Listening In
I feel like I’m floating as we move through the grass, my son’s hand in mine. He’s talking, I can hear the tone of his voice rising and lowering, muffled words shifting through my cobweb thoughts. The words are coming faster than my mind can keep up with and then are gone. He’s quiet, waiting. I missed what he said. I missed the moment. I grimace inwardly.
My heart and mind feel boarded up. “Keep out,” my body screams. Even to my children it seems.
What is happening? I wonder. Why can’t I find presence? I don’t have access to myself right now. What triggered this?
A low groan like an ache ripples through my body as if it were saying, “you know exactly what. You’re just not listening.”
I find pause. The children run over grassy field to greet their friends, gleefully racing hot wheels down a fisher price slide. I notice a ray of mottled sunlight floating back and forth and I lay back, try to breathe. Hand over heart, I say, “Okay, body. What are you telling me? What are you needing? I’m ready. I’m listening now.”
My chest is a hard wooden board, nailed firmly into place. I knock on it and a twinge of pain echoes up through the cracks. My body feels hard. Wooden. Unbreakable. Sad.
“What’s behind the wood?” I lean into curiosity, despite my fear of feeling more of the pain beyond the boards. Flesh shifts. Body opens. I see. There’s a small wooden house, if you can even call it that. It’s made up of multiple boards nailed together. No door. No windows. A box, keeping something inside. Keeping the world out. Curious, I lean in.
“What’s inside?”
Flesh shifts around in the darkness. Muscles open. Bones lift. I can see through wooden walls to a small, crumpled up girl, sitting on the floor of an empty wooden box, hiding from the world.
“Keep out,” she says.
“Get away.”
“I’m not good enough”
“I can’t do it”
“I’ll never leave”
“You can’t pry me out if you wanted”
“They’ll only hurt me if you do”
“The world isn’t safe”
“Whether I fail or not, it won’t be enough”
It is a little, freckled, mismatched, red-faced, messy-haired girl. It’s little me, sitting in a ball, telling me exactly what she believes.
I see.
I could tell her she’s wrong. I could break down her walls. But I don’t.
Instead, I say nothing. I move closer, sit down beside her, listen.
“I know,” I whisper. “I remember. You’re right. You weren’t safe, were you? For a very, very long time.”
China-doll blue eyes look up at me from a tear stained face. Her hair sticks to her hot cheeks and forehead, moist from sweat and tears. She’s been fighting so hard. My breath catches as I look into her eyes.

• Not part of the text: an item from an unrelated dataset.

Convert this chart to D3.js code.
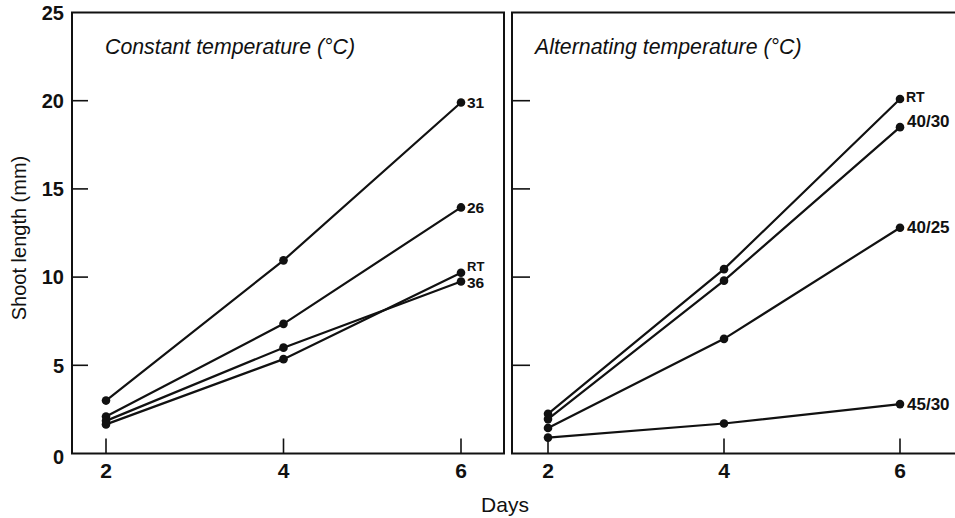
<!DOCTYPE html>
<html>
<head>
<meta charset="utf-8">
<script src="https://cdn.jsdelivr.net/npm/d3@7"></script>
<style>
  body { margin: 0; background: #fff; }
  svg { display: block; }
  text { font-family: "Liberation Sans", Arial, sans-serif; fill: #111; }
</style>
</head>
<body>
<svg id="chart"></svg>
<script>
// data
var days = [2, 4, 6];
var yTicks = [0, 5, 10, 15, 20, 25];
var yInnerTicks = [5, 10, 15, 20];

var constantNames = ["31", "26", "RT", "36"];
var const31 = [3.0, 10.95, 19.9];
var const26 = [2.1, 7.35, 13.95];
var constRT = [1.65, 5.35, 10.25];
var const36 = [1.85, 6.0, 9.75];

var altNames = ["RT", "40/30", "40/25", "45/30"];
var altRT = [2.25, 10.45, 20.1];
var alt4030 = [1.95, 9.8, 18.5];
var alt4025 = [1.45, 6.5, 12.8];
var alt4530 = [0.9, 1.7, 2.8];

var width = 955, height = 518;
var svg = d3.select("#chart").attr("width", width).attr("height", height);

var y = d3.scaleLinear().domain([0, 25]).range([453.5, 12.5]);

// label nudges for the end labels (pixels)
var labelNudge = {
    "const-RT": { dx: 6, dy: -6, size: 13 },
    "const-36": { dx: 6, dy: 1, size: 15.5 },
    "alt-RT": { dx: 6, dy: -2, size: 14 },
    "alt-40/30": { dx: 7, dy: -6, size: 17 },
    "alt-40/25": { dx: 7, dy: -1, size: 17 },
    "alt-45/30": { dx: 7, dy: 0, size: 17 }
};

function drawPanel(opts) {
    var x = d3.scaleLinear().domain([2, 6]).range(opts.xr);
    var g = svg.append("g");

    // frame
    g.append("rect")
        .attr("x", opts.left).attr("y", y(25))
        .attr("width", opts.right - opts.left)
        .attr("height", y(0) - y(25))
        .attr("fill", "none").attr("stroke", "#111").attr("stroke-width", 2);

    // inward y ticks
    g.selectAll(".yt").data(yInnerTicks).enter().append("line")
        .attr("x1", opts.left).attr("x2", opts.left + opts.tickLen)
        .attr("y1", function(d) { return y(d); })
        .attr("y2", function(d) { return y(d); })
        .attr("stroke", "#111").attr("stroke-width", 1.6);

    // inward x ticks
    g.selectAll(".xt").data(days).enter().append("line")
        .attr("x1", function(d) { return x(d); })
        .attr("x2", function(d) { return x(d); })
        .attr("y1", y(0)).attr("y2", y(0) - 15)
        .attr("stroke", "#111").attr("stroke-width", 1.6);

    g.selectAll(".xl").data(days).enter().append("text")
        .attr("x", function(d) { return x(d); })
        .attr("y", 478)
        .attr("text-anchor", "middle")
        .attr("font-size", 21).attr("font-weight", "bold")
        .text(function(d) { return d; });

    g.append("text")
        .attr("x", opts.titleX).attr("y", 54)
        .attr("font-size", 21.3).attr("font-style", "italic")
        .text(opts.title);

    var line = d3.line()
        .x(function(d, i) { return x(days[i]); })
        .y(function(d) { return y(d); });

    opts.series.forEach(function(vals, k) {
        var name = opts.names[k];
        g.append("path")
            .attr("d", line(vals))
            .attr("fill", "none").attr("stroke", "#111").attr("stroke-width", 2.2);
        g.selectAll(null).data(vals).enter().append("circle")
            .attr("cx", function(d, i) { return x(days[i]); })
            .attr("cy", function(d) { return y(d); })
            .attr("r", 4.3).attr("fill", "#111");
        var nudge = labelNudge[opts.key + "-" + name] || { dx: 6, dy: 0, size: 15.5 };
        g.append("text")
            .attr("x", x(6) + nudge.dx)
            .attr("y", y(vals[2]) + nudge.dy)
            .attr("dy", "0.36em")
            .attr("font-size", nudge.size).attr("font-weight", "bold")
            .text(name);
    });
}

drawPanel({
    key: "const", left: 72, right: 504, xr: [106, 461], tickLen: 16,
    titleX: 105, title: "Constant temperature (°C)",
    names: constantNames, series: [const31, const26, constRT, const36]
});

drawPanel({
    key: "alt", left: 512, right: 965, xr: [548, 900], tickLen: 18,
    titleX: 535, title: "Alternating temperature (°C)",
    names: altNames, series: [altRT, alt4030, alt4025, alt4530]
});

// y tick labels on the left panel
svg.selectAll(".yl").data(yTicks).enter().append("text")
    .attr("x", 64)
    .attr("y", function(d) { return y(d); })
    .attr("dy", function(d) { return d === 0 ? "0.5em" : "0.36em"; })
    .attr("text-anchor", "end")
    .attr("font-size", 20).attr("font-weight", "bold")
    .text(function(d) { return d; });

svg.append("text")
    .attr("transform", "translate(26,238) rotate(-90)")
    .attr("text-anchor", "middle")
    .attr("font-size", 20)
    .text("Shoot length (mm)");

svg.append("text")
    .attr("x", 505).attr("y", 512)
    .attr("text-anchor", "middle")
    .attr("font-size", 21)
    .text("Days");
</script>
</body>
</html>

“What do you want to say?” I ask.
“I just need rest.” She answers. She takes my hand, sinks into my shoulder, and quickly falls asleep.
“We can stay here and rest together,” I whisper. “I won’t tear down your walls. We will stay in here where it’s safe and we will rest. You can rest.”
And we do.
The walls soften toward us like a balm on the ache in my heart. The ache is still there, rising up to my throat, spreading out through my shoulders and arms. A feeling of quiet bliss and white light radiate outward from my center, from the softness, colliding with pain.
“We can do this.” I speak, full of confidence, peace, determination.
I can sense that a tug-of-war could rise up between me and the little girl in the future, when I begin to resist feeling what is inside of me again (like I often have). But I resolve to return home to her when I do because I know I can’t conquer this one without her. I know that I can’t leave that little girl alone in the past. She needs me. She belongs in the present with me. And she deserves to see us win.